-- START OF Records provided --

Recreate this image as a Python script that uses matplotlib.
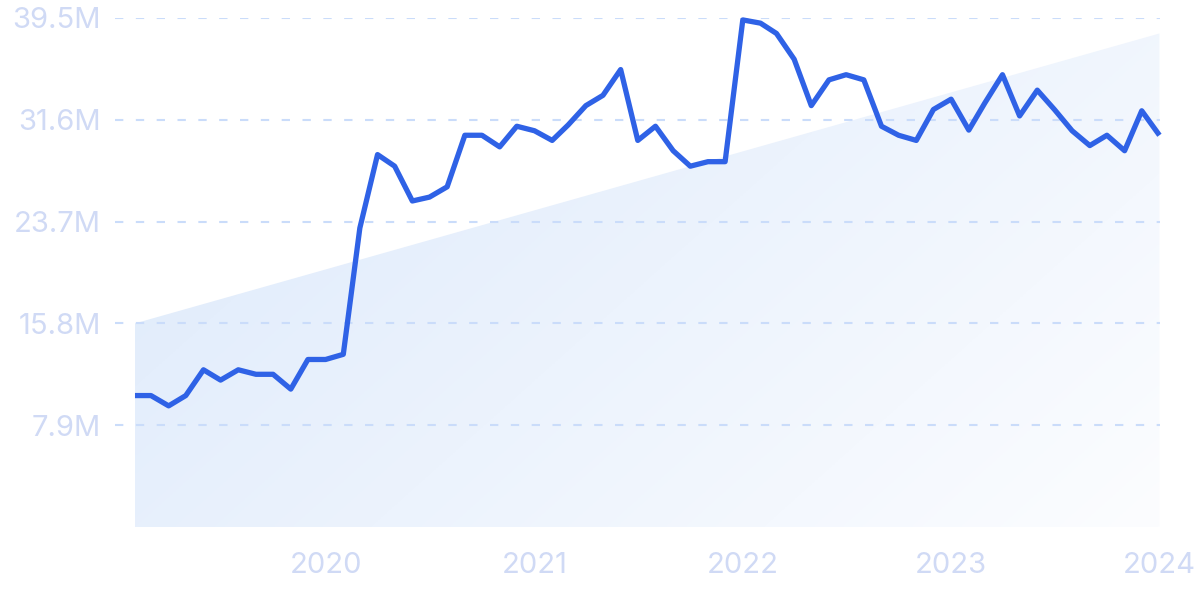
import matplotlib
matplotlib.use("Agg")
import matplotlib.pyplot as plt
import matplotlib.dates as mdates
from matplotlib.patches import Polygon
import numpy as np
import pandas as pd

plt.rcParams['font.family'] = ['Inter', 'DejaVu Sans']

# monthly values, millions (Feb 2019 .. Jan 2024)
months = pd.date_range("2019-02-01", "2024-01-01", freq="MS")
values = [10.2, 10.2, 9.4, 10.2, 12.2, 11.4, 12.2, 11.85, 11.85, 10.7, 13.0,
          13.0, 13.4, 23.2, 28.9, 28.0, 25.3, 25.6, 26.4, 30.4, 30.4, 29.5, 31.1,
          30.75, 30.0, 31.2, 32.7, 33.5, 35.5, 30.0, 31.1, 29.2, 28.0, 28.35, 28.35,
          39.35, 39.1, 38.3, 36.3, 32.7, 34.7, 35.1, 34.7, 31.1, 30.4, 30.0, 32.4,
          33.2, 30.8, 32.9, 35.1, 31.9, 33.9, 32.4, 30.75, 29.6, 30.4, 29.2, 32.3,
          30.4]
trend_start = 15.8
trend_end = 38.3
y_ticks = [7.9, 15.8, 23.7, 31.6, 39.5]
y_labels = ["7.9M", "15.8M", "23.7M", "31.6M", "39.5M"]
x_years = [2020, 2021, 2022, 2023, 2024]

label_col = "#d0daf5"
line_col = "#2f62e6"

fig = plt.figure(figsize=(12, 5.99), dpi=100)
ax = fig.add_axes([115 / 1200, 72 / 599, 1045 / 1200, 509 / 599])

x = mdates.date2num(months)
x0, x1 = x[0], x[-1]
ax.set_xlim(x0 - 35, x1 + 1)
ax.set_ylim(0, 39.5)

# trend area with diagonal gradient
poly = Polygon([(x0, 0), (x0, trend_start), (x1, trend_end), (x1, 0)],
               closed=True, facecolor="none", edgecolor="none")
ax.add_patch(poly)
gx, gy = np.meshgrid(np.linspace(0, 1, 300), np.linspace(0, 1, 200))
t = np.clip(0.65 * gx + 0.35 * gy, 0, 1)
c0 = np.array([220, 233, 251]) / 255
c1 = np.array([252, 253, 255]) / 255
img = c0[None, None, :] * (1 - t[..., None]) + c1[None, None, :] * t[..., None]
im = ax.imshow(img, extent=[x0, x1, 0, trend_end], origin="upper",
               aspect="auto", zorder=0)
im.set_clip_path(poly)

for yv in y_ticks:
    ax.axhline(yv, color="#cadcfa", lw=1.5, linestyle=(0, (4, 6)), zorder=1)

ax.plot(x, values, color=line_col, lw=3.8, solid_joinstyle="round",
        solid_capstyle="butt", zorder=3, clip_on=False)

ax.set_yticks(y_ticks)
ax.set_yticklabels(y_labels)
ax.set_xticks([mdates.date2num(pd.Timestamp(f"{y}-01-01")) for y in x_years])
ax.set_xticklabels([str(y) for y in x_years])
ax.tick_params(axis="both", length=0, labelsize=21, colors=label_col)
ax.tick_params(axis="y", pad=10)
ax.tick_params(axis="x", pad=18)
for s in ax.spines.values():
    s.set_visible(False)
ax.set_facecolor("none")

fig.savefig("out.png", dpi=100)
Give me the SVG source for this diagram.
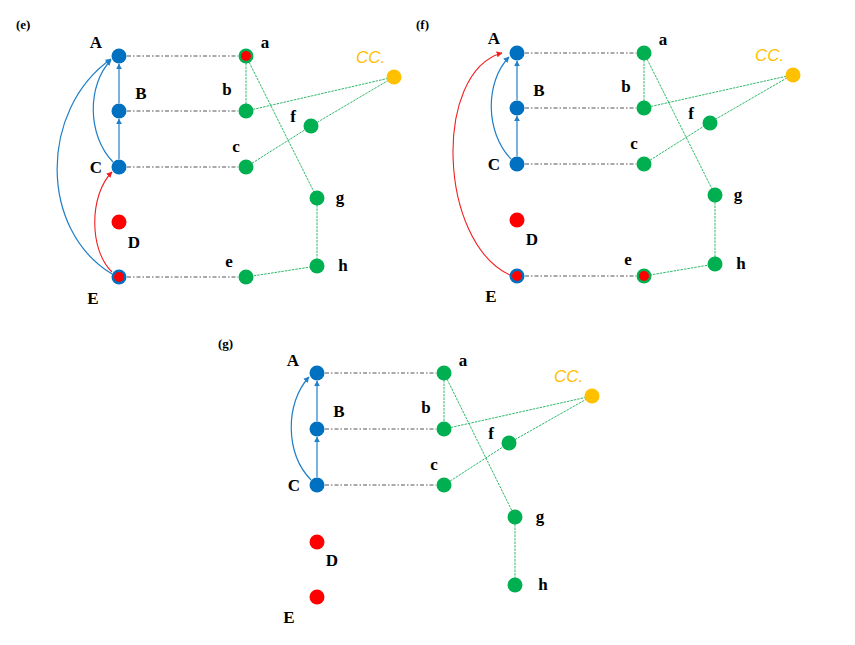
<svg xmlns="http://www.w3.org/2000/svg" width="855" height="645" viewBox="0 0 855 645">
<style>
.lbl{font-family:"Liberation Serif",serif;font-weight:bold;font-size:17px;fill:#000;text-anchor:middle}
.plbl{font-family:"Liberation Serif",serif;font-weight:bold;font-size:13px;fill:#000}
.cc{font-family:"Liberation Sans",sans-serif;font-style:italic;font-size:17px;fill:#FFC000}
.dd{stroke:#555;stroke-width:1;fill:none;stroke-dasharray:4 2 1.5 2}
.gd{stroke:#2DB86A;stroke-width:1;fill:none;stroke-dasharray:2.5 1}
.bl{stroke:#1F7FC8;stroke-width:1.2;fill:none}
.rd{stroke:#F02020;stroke-width:1.1;fill:none}
.blue{fill:#0070C0}.green{fill:#00B050}.red{fill:#FF0000}.yellow{fill:#FFC000}
</style>
<defs>
<marker id="ab" viewBox="0 0 10 10" refX="9" refY="5" markerWidth="6" markerHeight="6" markerUnits="userSpaceOnUse" orient="auto"><path d="M0,0 L10,5 L0,10 Z" fill="#1F7FC8"/></marker>
<marker id="ar" viewBox="0 0 10 10" refX="9" refY="5" markerWidth="6" markerHeight="6" markerUnits="userSpaceOnUse" orient="auto"><path d="M0,0 L10,5 L0,10 Z" fill="#F02020"/></marker>
</defs>
<rect width="855" height="645" fill="#fff"/>
<text class="plbl" x="16" y="29">(e)</text>
<text class="plbl" x="416" y="29">(f)</text>
<text class="plbl" x="218" y="348">(g)</text>

<!-- Panel e -->
<g id="panel-e">
<g id="e-connectors">
<path class="dd" d="M127 56 H238 M127 111 H238 M127 167 H238 M127 277 H238"/>
<path class="gd" d="M246 56 L246 111 M246 56 L317 198 M246 111 L394 77 M246 167 L311 126 L394 77 M317 198 L317 266 L246 277"/>
<path class="bl" d="M119 103 L119 64" marker-end="url(#ab)"/>
<path class="bl" d="M119 159 L119 119" marker-end="url(#ab)"/>
<path class="bl" d="M113 162 C 87 135 87 85 111 60" marker-end="url(#ab)"/>
<path class="bl" d="M112 274 C 39 230 39 110 111 59" marker-end="url(#ab)"/>
<path class="rd" d="M112 272 C 89 250 89 195 112 172" marker-end="url(#ar)"/>
</g>
<g id="e-A"><circle class="blue" cx="119" cy="56" r="7.5"/><text class="lbl" x="96" y="48">A</text></g>
<g id="e-B"><circle class="blue" cx="119" cy="111" r="7.5"/><text class="lbl" x="141" y="99">B</text></g>
<g id="e-C"><circle class="blue" cx="119" cy="167" r="7.5"/><text class="lbl" x="96" y="173">C</text></g>
<g id="e-D"><circle class="red" cx="119" cy="222" r="7.5"/><text class="lbl" x="134" y="248">D</text></g>
<g id="e-E"><circle class="blue" cx="119" cy="277" r="7.5"/><circle class="red" cx="119" cy="277" r="5"/><text class="lbl" x="93" y="304">E</text></g>
<g id="e-a"><circle class="green" cx="246" cy="56" r="7.5"/><circle class="red" cx="246" cy="56" r="5"/><text class="lbl" x="265" y="48">a</text></g>
<g id="e-b"><circle class="green" cx="246" cy="111" r="7.5"/><text class="lbl" x="227" y="95">b</text></g>
<g id="e-c"><circle class="green" cx="246" cy="167" r="7.5"/><text class="lbl" x="236" y="152">c</text></g>
<g id="e-e"><circle class="green" cx="246" cy="277" r="7.5"/><text class="lbl" x="229" y="267">e</text></g>
<g id="e-f"><circle class="green" cx="311" cy="126" r="7.5"/><text class="lbl" x="293" y="122">f</text></g>
<g id="e-g"><circle class="green" cx="317" cy="198" r="7.5"/><text class="lbl" x="340" y="203">g</text></g>
<g id="e-h"><circle class="green" cx="317" cy="266" r="7.5"/><text class="lbl" x="343" y="271">h</text></g>
<g id="e-CC"><circle class="yellow" cx="394" cy="77" r="7.5"/><text class="cc" x="356" y="63">CC.</text></g>
</g>

<!-- Panel f -->
<g id="panel-f" transform="translate(398,-3)">
<g id="f-connectors">
<path class="dd" d="M127 56 H238 M127 111 H238 M127 167 H238 M127 279 H238"/>
<path class="gd" d="M246 56 L246 111 M246 56 L317 198 M246 111 L394 78 M246 167 L311 126 L394 78 M317 198 L317 267 L246 279"/>
<path class="bl" d="M119 103 L119 64" marker-end="url(#ab)"/>
<path class="bl" d="M119 159 L119 119" marker-end="url(#ab)"/>
<path class="bl" d="M113 162 C 87 135 87 85 111 60" marker-end="url(#ab)"/>
<path class="rd" d="M112 278 C 40 245 35 75 104 56" marker-end="url(#ar)"/>
</g>
<g id="f-A"><circle class="blue" cx="119" cy="56" r="7.5"/><text class="lbl" x="96" y="47">A</text></g>
<g id="f-B"><circle class="blue" cx="119" cy="111" r="7.5"/><text class="lbl" x="141" y="99">B</text></g>
<g id="f-C"><circle class="blue" cx="119" cy="167" r="7.5"/><text class="lbl" x="96" y="173">C</text></g>
<g id="f-D"><circle class="red" cx="119" cy="223" r="7.5"/><text class="lbl" x="134" y="248">D</text></g>
<g id="f-E"><circle class="blue" cx="119" cy="279" r="7.5"/><circle class="red" cx="119" cy="279" r="5"/><text class="lbl" x="93" y="305">E</text></g>
<g id="f-a"><circle class="green" cx="246" cy="56" r="7.5"/><text class="lbl" x="265" y="48">a</text></g>
<g id="f-b"><circle class="green" cx="246" cy="111" r="7.5"/><text class="lbl" x="228" y="95">b</text></g>
<g id="f-c"><circle class="green" cx="246" cy="167" r="7.5"/><text class="lbl" x="236" y="152">c</text></g>
<g id="f-e"><circle class="green" cx="246" cy="279" r="7.5"/><circle class="red" cx="246" cy="279" r="5"/><text class="lbl" x="230" y="268">e</text></g>
<g id="f-f"><circle class="green" cx="312" cy="126" r="7.5"/><text class="lbl" x="293" y="122">f</text></g>
<g id="f-g"><circle class="green" cx="317" cy="198" r="7.5"/><text class="lbl" x="340" y="203">g</text></g>
<g id="f-h"><circle class="green" cx="317" cy="267" r="7.5"/><text class="lbl" x="343" y="272">h</text></g>
<g id="f-CC"><circle class="yellow" cx="395" cy="78" r="7.5"/><text class="cc" x="357" y="64">CC.</text></g>
</g>

<!-- Panel g -->
<g id="panel-g" transform="translate(198,318)">
<g id="g-connectors">
<path class="dd" d="M127 55 H238 M127 111 H238 M127 167 H238"/>
<path class="gd" d="M246 55 L246 111 M246 55 L317 199 M246 111 L394 78 M246 167 L311 125 L394 78 M317 199 L317 267"/>
<path class="bl" d="M119 103 L119 63" marker-end="url(#ab)"/>
<path class="bl" d="M119 159 L119 119" marker-end="url(#ab)"/>
<path class="bl" d="M113 162 C 87 135 87 85 111 59" marker-end="url(#ab)"/>
</g>
<g id="g-A"><circle class="blue" cx="119" cy="55" r="7.5"/><text class="lbl" x="95" y="48">A</text></g>
<g id="g-B"><circle class="blue" cx="119" cy="111" r="7.5"/><text class="lbl" x="141" y="99">B</text></g>
<g id="g-C"><circle class="blue" cx="119" cy="167" r="7.5"/><text class="lbl" x="96" y="173">C</text></g>
<g id="g-D"><circle class="red" cx="119" cy="224" r="7.5"/><text class="lbl" x="134" y="248">D</text></g>
<g id="g-E"><circle class="red" cx="119" cy="279" r="7.5"/><text class="lbl" x="91" y="305">E</text></g>
<g id="g-a"><circle class="green" cx="246" cy="55" r="7.5"/><text class="lbl" x="265" y="48">a</text></g>
<g id="g-b"><circle class="green" cx="246" cy="111" r="7.5"/><text class="lbl" x="228" y="95">b</text></g>
<g id="g-c"><circle class="green" cx="246" cy="167" r="7.5"/><text class="lbl" x="236" y="152">c</text></g>
<g id="g-f"><circle class="green" cx="311" cy="125" r="7.5"/><text class="lbl" x="293" y="121">f</text></g>
<g id="g-g"><circle class="green" cx="317" cy="199" r="7.5"/><text class="lbl" x="342" y="204">g</text></g>
<g id="g-h"><circle class="green" cx="317" cy="267" r="7.5"/><text class="lbl" x="345" y="272">h</text></g>
<g id="g-CC"><circle class="yellow" cx="394" cy="78" r="7.5"/><text class="cc" x="356" y="64">CC.</text></g>
</g>
</svg>
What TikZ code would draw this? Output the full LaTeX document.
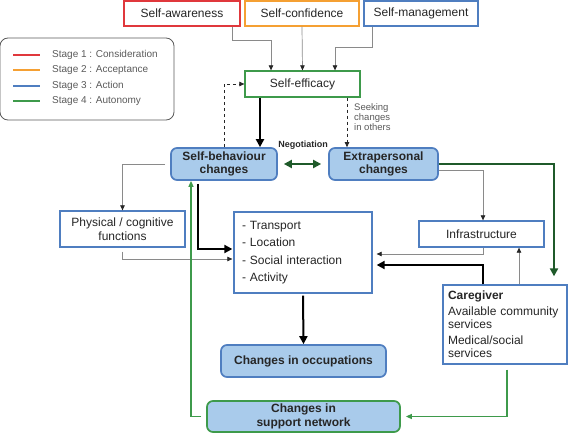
\documentclass[tikz,border=0pt]{standalone}
\usepackage{fontspec}
\setmainfont{Liberation Sans}
\usepackage{tikz}
\usetikzlibrary{arrows.meta,positioning}
\definecolor{stagered}{HTML}{E0383C}
\definecolor{stageorange}{HTML}{F5A033}
\definecolor{stageblue}{HTML}{4F7EC0}
\definecolor{stagegreen}{HTML}{3E9A4B}
\definecolor{darkgreen}{HTML}{1F5A2A}
\definecolor{changefill}{HTML}{A9CBEB}
\definecolor{ink}{HTML}{262626}
\definecolor{linegray}{HTML}{8A8A8A}
\definecolor{legendgray}{HTML}{5A5A5A}

\begin{document}
\begin{tikzpicture}[x=1pt,y=-1pt,
		box/.style={draw,line width=1.3pt,fill=white,text=ink,inner sep=0pt,align=center,font=\fontsize{12}{13.5}\selectfont},
		change/.style={draw=stageblue,fill=changefill,line width=1.7pt,rounded corners=6pt,text=ink,inner sep=0pt,align=center,font=\bfseries\fontsize{12}{13.5}\selectfont},
		link/.style={draw=linegray,line width=0.7pt,-{Triangle[length=5pt,width=4.5pt,color=ink]}},
		strong/.style={draw=black,line width=2pt,-{Triangle[length=8pt,width=8pt]}},
		greenlink/.style={draw=stagegreen,line width=1.3pt,-{Triangle[length=6pt,width=5pt]}}]
		\useasboundingbox (0,0) rectangle (570,433);
		% legend
		\node(legend) [draw=legendgray,line width=0.8pt,rounded corners=8pt,minimum width=174pt,minimum height=82pt] at (87,79) {};
		\foreach \y/\c/\t [count=\i] in {55/stagered/Stage 1 : Consideration,70/stageorange/Stage 2 : Acceptance,86/stageblue/Stage 3 : Action,101/stagegreen/Stage 4 : Autonomy}{
			\draw[\c,line width=1.6pt] (13,\y) -- (40,\y);
			\node(lg\i) at (52,\y) [anchor=west,inner sep=0pt,text=legendgray,font=\fontsize{10}{12}\selectfont] {\t};
		}
		% top row
		\node(aware) [box,draw=stagered,minimum width=116pt,minimum height=25pt] at (182,13.5) {Self-awareness};
		\node(confid) [box,draw=stageorange,minimum width=114pt,minimum height=25pt] at (302,13.5) {Self-confidence};
		\node(manage) [box,draw=stageblue,minimum width=114pt,minimum height=25pt] at (421,13.5) {Self-management};
		\node(efficacy) [box,draw=stagegreen,minimum width=115pt,minimum height=26pt] at (302.5,84) {Self-efficacy};
		% changes
		\node(selfbeh) [change,minimum width=106pt,minimum height=32pt] at (224,164) {Self-behaviour\\changes};
		\node(extra) [change,minimum width=109pt,minimum height=32pt] at (383.5,164) {Extrapersonal\\changes};
		\node(physical) [box,draw=stageblue,minimum width=125pt,minimum height=36pt] at (122.5,229) {Physical / cognitive\\functions};
		\node(list) [box,draw=stageblue,align=left,text width=122pt,inner xsep=8pt,minimum height=81pt,font=\fontsize{12}{17.3}\selectfont] at (303,252.5) {- Transport\\- Location\\- Social interaction\\- Activity};
		\node(infra) [box,draw=stageblue,minimum width=125pt,minimum height=26pt] at (481.5,234) {Infrastructure};
		\node(caregiver) [box,draw=stageblue,align=left,text width=114pt,inner xsep=5pt,minimum height=79pt,font=\fontsize{12}{13}\selectfont] at (505,324.5) {\textbf{Caregiver}\\[3pt]Available community\\services\\[3pt]Medical/social\\services};
		\node(occup) [change,minimum width=165pt,minimum height=32pt] at (303.5,361) {Changes in occupations};
		\node(support) [change,draw=stagegreen,minimum width=193pt,minimum height=31pt] at (303.5,416.5) {Changes in\\support network};
		% labels
		\node(seeking) [anchor=north west,inner sep=0pt,align=left,text=legendgray,font=\fontsize{9.5}{10}\selectfont] at (354,103) {Seeking\\changes\\in others};
		\node(nego) [inner sep=0pt,text=ink,font=\bfseries\fontsize{9}{10}\selectfont] at (303,145) {Negotiation};
		% connectors
		\draw[link] ([xshift=-8pt]aware.south east) -- ++(0,14) -| ([xshift=-31.5pt]efficacy.north);
		\draw[link] (confid.south) -- (efficacy.north);
		\draw[link] ([xshift=9pt]manage.south west) -- ++(0,21) -| ([xshift=32.5pt]efficacy.north);
		\draw[link,dashed,draw=ink] (selfbeh.north) |- (efficacy.west);
		\draw[strong] ([xshift=-42.5pt]efficacy.south) -- ([xshift=-42.5pt]efficacy.south |- selfbeh.north);
		\draw[link,dashed,draw=ink] ([xshift=44.5pt]efficacy.south) -- ([xshift=44.5pt]efficacy.south |- extra.north);
		\draw[draw=darkgreen,line width=2.4pt,{Triangle[length=8pt,width=8pt]}-{Triangle[length=8pt,width=8pt]}] ([xshift=6pt]selfbeh.east) -- ([xshift=-7pt]extra.west);
		\draw[draw=darkgreen,line width=2.8pt,-{Triangle[length=8pt,width=8pt]}] (extra.east) -| ([xshift=49pt,yshift=8pt]caregiver.north);
		\draw[link] ([yshift=-6pt]extra.east) -| ([xshift=1.5pt]infra.north);
		\draw[link] ([xshift=-5pt]selfbeh.west) -| (physical.north);
		\draw[link] ([yshift=-4pt]physical.south) |- ([xshift=-1pt,yshift=-6.5pt]list.west);
		\draw[strong] ([xshift=-26pt,yshift=-3pt]selfbeh.south) |- ([xshift=-1pt,yshift=3.5pt]list.west);
		\draw[link] ([xshift=1.5pt]infra.south) |- ([xshift=4pt,yshift=-1.5pt]list.east);
		\draw[strong] ([xshift=-22pt]caregiver.north) |- ([xshift=4pt,yshift=-12.5pt]list.east);
		\draw[link] ([xshift=14pt]caregiver.north) -- ([xshift=14pt]caregiver.north |- infra.south);
		\draw[strong] ([yshift=-2pt]list.south) -- (occup.north);
		\draw[greenlink] ([xshift=2pt,yshift=-5pt]caregiver.south) |- ([xshift=5pt]support.east);
		\draw[greenlink] ([xshift=-5pt]support.west) -| ([xshift=-33pt]selfbeh.south);
	\end{tikzpicture}
\end{document}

-- END OF Records provided --

### What to do
Begin at the first line of the material and copy each line exactly through the one containing "ax.set_ylim(0, 39.5)". Omit pictures.

### Result of the exercise
Recreate this image as a Python script that uses matplotlib.
import matplotlib
matplotlib.use("Agg")
import matplotlib.pyplot as plt
import matplotlib.dates as mdates
from matplotlib.patches import Polygon
import numpy as np
import pandas as pd

plt.rcParams['font.family'] = ['Inter', 'DejaVu Sans']

# monthly values, millions (Feb 2019 .. Jan 2024)
months = pd.date_range("2019-02-01", "2024-01-01", freq="MS")
values = [10.2, 10.2, 9.4, 10.2, 12.2, 11.4, 12.2, 11.85, 11.85, 10.7, 13.0,
          13.0, 13.4, 23.2, 28.9, 28.0, 25.3, 25.6, 26.4, 30.4, 30.4, 29.5, 31.1,
          30.75, 30.0, 31.2, 32.7, 33.5, 35.5, 30.0, 31.1, 29.2, 28.0, 28.35, 28.35,
          39.35, 39.1, 38.3, 36.3, 32.7, 34.7, 35.1, 34.7, 31.1, 30.4, 30.0, 32.4,
          33.2, 30.8, 32.9, 35.1, 31.9, 33.9, 32.4, 30.75, 29.6, 30.4, 29.2, 32.3,
          30.4]
trend_start = 15.8
trend_end = 38.3
y_ticks = [7.9, 15.8, 23.7, 31.6, 39.5]
y_labels = ["7.9M", "15.8M", "23.7M", "31.6M", "39.5M"]
x_years = [2020, 2021, 2022, 2023, 2024]

label_col = "#d0daf5"
line_col = "#2f62e6"

fig = plt.figure(figsize=(12, 5.99), dpi=100)
ax = fig.add_axes([115 / 1200, 72 / 599, 1045 / 1200, 509 / 599])

x = mdates.date2num(months)
x0, x1 = x[0], x[-1]
ax.set_xlim(x0 - 35, x1 + 1)
ax.set_ylim(0, 39.5)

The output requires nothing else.